Burning a million pounds is simple to ‘interpret’, as art goes. Everyone in the world understands money and can grasp what is happening when it is being deliberately burned. It is thus universally accessible.
But the power of this art derives from what is being burned being of near universal value. However, some currencies burn with meaning and some don’t, because the value of any paper currency is mutually agreed, and thus the value of the art here isn’t determined by the artist at all. It’s determined by all of us. We all know exactly how much the object at the heart of this installation, if we can call it that, is worth to us, and it’s worth the same to all of us at any given moment in time. One thing I like about it is that a million is a big round number, a simple number. Burning 2.3 million pounds doesn’t have the same perfection, even though it might be the equivalent value at some point in the near future.
Of course, burning a Picasso might be seen similarly, but the value of a Picasso isn’t as democratic, it isn’t as perfect or transparent.
In one key respect it could be argued that it might not have been art. It had no beauty. But it’s easy to grieve its loss. It’s easy to argue that the world is worse for it being gone, given the opportunity cost.
It might also be argued that it required no craft. But modern art doesn’t, it’s optional these days, as the bed testifies.

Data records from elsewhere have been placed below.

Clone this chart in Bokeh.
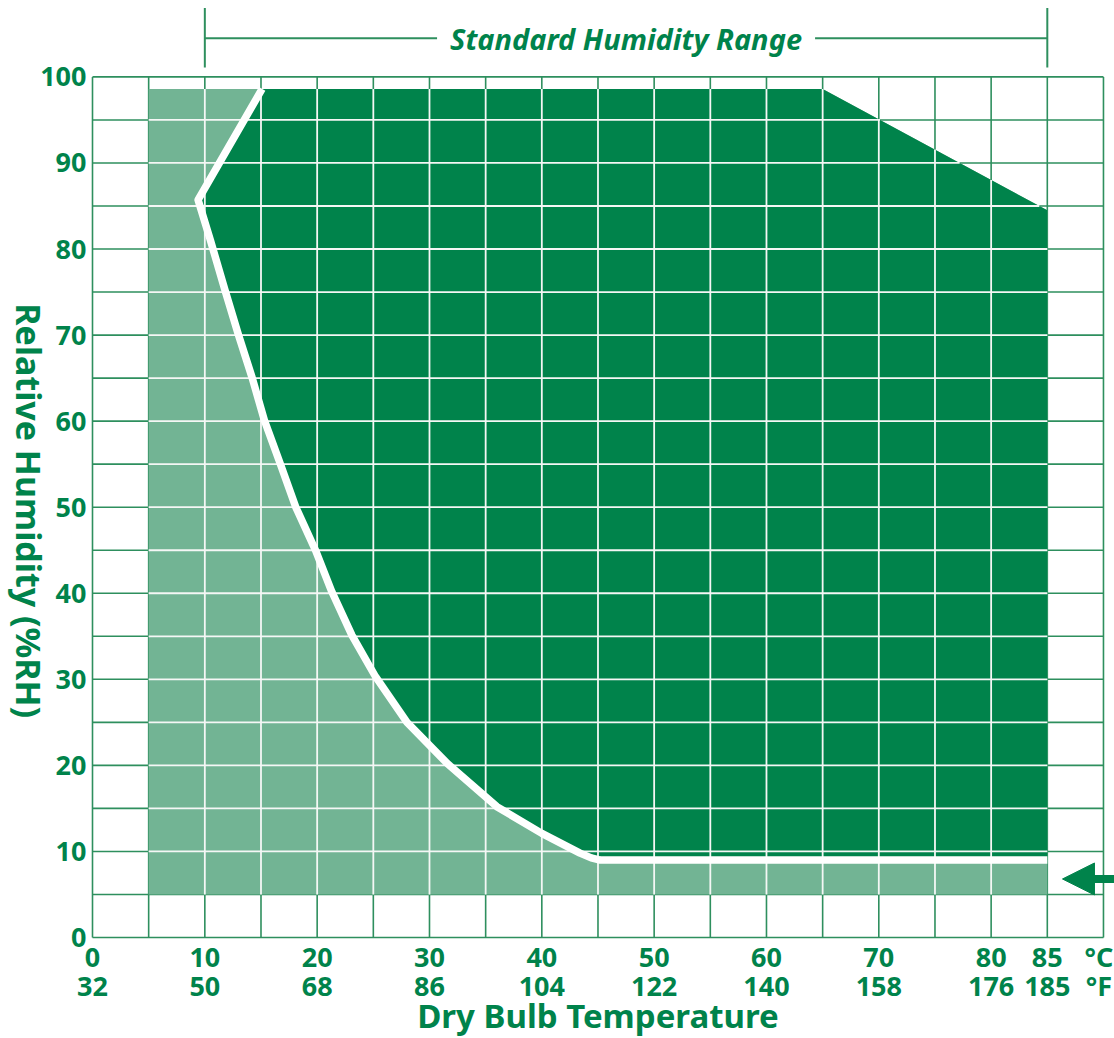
import math
import numpy as np
from bokeh.plotting import figure
from bokeh.models import Range1d, FixedTicker, Label, Arrow, NormalHead
from bokeh.core.properties import value
from bokeh.embed import file_html
from bokeh.resources import INLINE

# ---------------- data ----------------
temp_c_ticks = [0, 10, 20, 30, 40, 50, 60, 70, 80, 85]
temp_f_labels = ["32", "50", "68", "86", "104", "122", "140", "158", "176", "185"]
unit_tick = 89.6
unit_label = "°C\n°F"
rh_ticks = [0, 10, 20, 30, 40, 50, 60, 70, 80, 90, 100]
grid_t = list(range(0, 95, 5))      # °C grid every 5
grid_rh = list(range(0, 105, 5))    # %RH grid every 5

# overall chamber envelope (°C, %RH)
envelope_t = [5, 85, 85, 65, 5]
envelope_rh = [5, 5, 84.5, 98.6, 98.6]

# lower limit of the standard humidity range (top edge -> down to minimum RH)
limit_t = [15.1, 9.4, 10.5, 11.8, 13.0, 14.2, 15.3, 16.7, 18.1, 19.85, 21.3,
           23.1, 25.2, 28.0, 31.6, 36.0, 40.0, 43.4, 44.4, 45.2, 85.0]
limit_rh = [98.6, 85.7, 81.0, 75.2, 70.0, 65.1, 60.1, 55.1, 50.0, 45.0, 40.2,
            35.1, 30.3, 25.0, 20.2, 15.2, 12.1, 9.8, 9.25, 9.0, 9.0]
# upper right edge of the standard range
upper_t = [85, 65]
upper_rh = [84.5, 98.6]

# bracket for the "Standard Humidity Range"
bracket_t = [10, 85]
bracket_rh = 104.5
bracket_tick_rh = [101.1, 108.0]
arrow_rh = 6.8
arrow_t = [92.0, 86.35]

x_title = "Dry Bulb Temperature"
y_title = "Relative Humidity (%RH)"
x_title_pos = (45.0, -9.1)
y_title_pos = (-5.61, 49.6)

DARK = "#00834B"
LIGHT = "#72B494"
GRIDG = "#2E8F5E"
TEXT = "#00834B"
FONT = "Noto Sans"

# layout (pixels): the frame covers the whole canvas, axes sit at T=0 / RH=0
W, H = 1114, 1038
PX_T = 11.233   # px per °C
PX_RH = 8.606   # px per %RH
FRAME_L = 92
FRAME_B = 937

t_left = -FRAME_L / PX_T
t_right = (W - FRAME_L) / PX_T
rh_top = FRAME_B / PX_RH
rh_bottom = -(H - FRAME_B) / PX_RH

p = figure(width=W, height=H, x_range=Range1d(t_left, t_right), y_range=Range1d(rh_bottom, rh_top),
           output_backend="svg", toolbar_location=None,
           min_border_left=0, min_border_right=0, min_border_top=0, min_border_bottom=0)
p.outline_line_color = None
p.grid.visible = False
p.background_fill_color = "white"

# green grid lines (visible over the white background)
p.segment(x0=grid_t, y0=[0] * len(grid_t), x1=grid_t, y1=[100] * len(grid_t),
          line_color=GRIDG, line_width=1.6)
p.segment(x0=[0] * len(grid_rh), y0=grid_rh, x1=[90] * len(grid_rh), y1=grid_rh,
          line_color=GRIDG, line_width=1.6)

# filled envelope (light) and standard range (dark)
p.patch(envelope_t, envelope_rh, fill_color=LIGHT, line_color=None)
p.patch(limit_t + upper_t, limit_rh + upper_rh, fill_color=DARK, line_color=None)

# white grid lines over the coloured areas
t_lo, t_hi = envelope_t[0], envelope_t[1]
rh_lo = envelope_rh[0]
top_t = [envelope_t[4], envelope_t[3], envelope_t[2]]
top_rh = [envelope_rh[4], envelope_rh[3], envelope_rh[2]]
vx = [t for t in grid_t if t_lo < t < t_hi]
vtop = [float(np.interp(t, top_t, top_rh)) for t in vx]
p.segment(x0=vx, y0=[rh_lo] * len(vx), x1=vx, y1=vtop, line_color="#F4F7F5", line_width=1.8)
hy = [r for r in grid_rh if rh_lo < r < max(envelope_rh)]
hright = [float(np.interp(r, [envelope_rh[2], envelope_rh[3]], [envelope_t[2], envelope_t[3]])) for r in hy]
p.segment(x0=[t_lo] * len(hy), y0=hy, x1=hright, y1=hy, line_color="#F4F7F5", line_width=1.8)

# white separation line along the lower limit
p.line(limit_t, limit_rh, line_color="white", line_width=7.5, line_join="round")

# bracket above the plot
p.segment(x0=[bracket_t[0]], y0=[bracket_rh], x1=[bracket_t[1]], y1=[bracket_rh],
          line_color=GRIDG, line_width=2)
p.segment(x0=bracket_t, y0=[bracket_tick_rh[0]] * 2, x1=bracket_t, y1=[bracket_tick_rh[1]] * 2,
          line_color=GRIDG, line_width=2)
p.add_layout(Label(x=sum(bracket_t) / 2, y=bracket_rh, text="Standard Humidity Range",
                   text_font=FONT, text_font_style="bold italic", text_font_size="29px",
                   text_color=TEXT, text_align="center", text_baseline="middle",
                   background_fill_color="white", padding=13))

# arrow pointing at the minimum humidity
p.add_layout(Arrow(x_start=arrow_t[0], y_start=arrow_rh, x_end=arrow_t[1], y_end=arrow_rh,
                   line_color=DARK, line_width=8,
                   end=NormalHead(size=32, fill_color=DARK, line_color=DARK, line_width=1)))

# axes, fixed at T = 0 and RH = 0
xa = p.xaxis[0]
xa.fixed_location = 0
xa.ticker = FixedTicker(ticks=temp_c_ticks + [unit_tick])
ov = {t: f"{t}\n{f}" for t, f in zip(temp_c_ticks, temp_f_labels)}
ov[unit_tick] = unit_label
xa.major_label_overrides = ov
ya = p.yaxis[0]
ya.fixed_location = 0
ya.ticker = FixedTicker(ticks=rh_ticks)
for ax in (xa, ya):
    ax.axis_line_color = None
    ax.major_tick_line_color = None
    ax.minor_tick_line_color = None
    ax.major_tick_out = 0
    ax.major_tick_in = 0
    ax.major_label_text_font = FONT
    ax.major_label_text_font_style = "bold"
    ax.major_label_text_font_size = "27px"
    ax.major_label_text_color = TEXT
xa.major_label_standoff = 0
xa.major_label_text_line_height = 0.81
ya.major_label_standoff = 6

# axis titles
p.text(x=[y_title_pos[0]], y=[y_title_pos[1]], text=[y_title], angle=-math.pi / 2,
       text_font=value(FONT), text_font_style="bold", text_font_size="34px",
       text_color=TEXT, text_align="center", text_baseline="middle")
p.text(x=[x_title_pos[0]], y=[x_title_pos[1]], text=[x_title],
       text_font=value(FONT), text_font_style="bold", text_font_size="33px",
       text_color=TEXT, text_align="center", text_baseline="middle")

open("out.html", "w").write(file_html(p, INLINE))
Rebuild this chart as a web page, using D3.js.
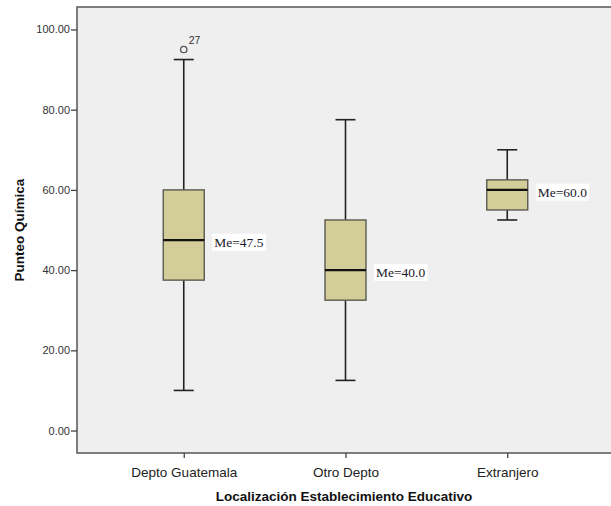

The potential meanings, the interpretations, are layered and recursive. How we respond to this art illuminates each of us, our predilections, tastes and ethics in a way that burning a Picasso does not. (It certainly exposes my simple tastes when it comes to the meaning of works of modern art.) It can’t help but draw out, in our varying reactions to it, many of the core values and beliefs that define us all in our unique ways. It speaks to each of us uniquely, and yet does so effortlessly, because money is money. When I examine how I feel about seeing a million pounds burn, I face myself, what I stand for, what I believe. It brought and continues to bring these thoughts to the fore, it has that power all these years later.
Of course, it took burning a million pounds to make me think all of this, and I still can’t figure out to my satisfaction if it was worth it. Which is why I love it.